## CHALLENGE
Check each line below for the word "this", and copy those that have it.

## PROVIDED DATA

%%

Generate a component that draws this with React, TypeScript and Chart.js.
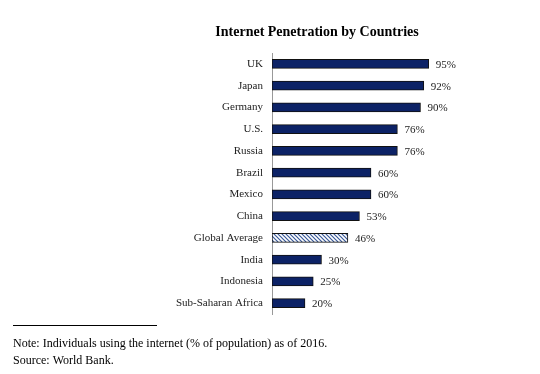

%%
%%

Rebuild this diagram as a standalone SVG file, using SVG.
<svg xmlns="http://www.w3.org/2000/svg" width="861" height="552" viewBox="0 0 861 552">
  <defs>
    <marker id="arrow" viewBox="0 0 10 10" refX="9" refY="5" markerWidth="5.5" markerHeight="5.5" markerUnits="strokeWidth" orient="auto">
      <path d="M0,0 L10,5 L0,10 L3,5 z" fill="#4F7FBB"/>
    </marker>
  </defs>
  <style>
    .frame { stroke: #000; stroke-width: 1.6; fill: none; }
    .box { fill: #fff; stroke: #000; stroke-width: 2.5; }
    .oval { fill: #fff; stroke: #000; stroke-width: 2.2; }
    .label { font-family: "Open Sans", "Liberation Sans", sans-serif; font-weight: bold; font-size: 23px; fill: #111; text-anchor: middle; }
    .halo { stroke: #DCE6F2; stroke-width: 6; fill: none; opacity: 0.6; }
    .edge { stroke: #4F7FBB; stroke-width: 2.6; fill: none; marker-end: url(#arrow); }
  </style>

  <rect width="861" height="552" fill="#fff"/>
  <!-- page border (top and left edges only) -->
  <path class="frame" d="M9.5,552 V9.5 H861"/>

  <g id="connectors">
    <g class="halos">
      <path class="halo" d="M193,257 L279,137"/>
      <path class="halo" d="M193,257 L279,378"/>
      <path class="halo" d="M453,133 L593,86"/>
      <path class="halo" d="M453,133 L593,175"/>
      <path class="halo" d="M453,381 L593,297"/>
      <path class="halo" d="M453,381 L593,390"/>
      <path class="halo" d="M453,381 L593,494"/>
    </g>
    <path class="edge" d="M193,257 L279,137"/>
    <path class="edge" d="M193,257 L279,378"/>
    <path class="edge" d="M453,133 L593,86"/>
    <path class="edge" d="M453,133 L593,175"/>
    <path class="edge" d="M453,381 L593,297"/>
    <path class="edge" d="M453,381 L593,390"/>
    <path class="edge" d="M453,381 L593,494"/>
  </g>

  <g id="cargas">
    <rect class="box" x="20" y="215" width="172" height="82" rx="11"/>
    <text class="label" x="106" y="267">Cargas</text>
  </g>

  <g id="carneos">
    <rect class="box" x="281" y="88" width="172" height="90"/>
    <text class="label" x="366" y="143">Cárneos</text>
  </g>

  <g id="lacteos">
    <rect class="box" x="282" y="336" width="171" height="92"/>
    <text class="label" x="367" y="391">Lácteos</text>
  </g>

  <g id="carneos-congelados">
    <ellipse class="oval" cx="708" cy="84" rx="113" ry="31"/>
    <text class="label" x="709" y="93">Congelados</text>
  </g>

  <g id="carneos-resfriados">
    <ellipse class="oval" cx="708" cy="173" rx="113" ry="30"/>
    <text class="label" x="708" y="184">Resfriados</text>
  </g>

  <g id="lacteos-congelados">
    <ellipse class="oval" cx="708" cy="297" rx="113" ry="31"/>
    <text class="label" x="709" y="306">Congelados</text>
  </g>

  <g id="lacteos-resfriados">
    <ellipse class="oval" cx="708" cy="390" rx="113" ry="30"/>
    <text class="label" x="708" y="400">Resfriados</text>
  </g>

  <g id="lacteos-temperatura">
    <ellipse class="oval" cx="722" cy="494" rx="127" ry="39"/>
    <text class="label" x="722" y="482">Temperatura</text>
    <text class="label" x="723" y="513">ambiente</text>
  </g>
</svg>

%%

## THE ANSWER
Generate a component that draws this with React, TypeScript and Chart.js.
Rebuild this diagram as a standalone SVG file, using SVG.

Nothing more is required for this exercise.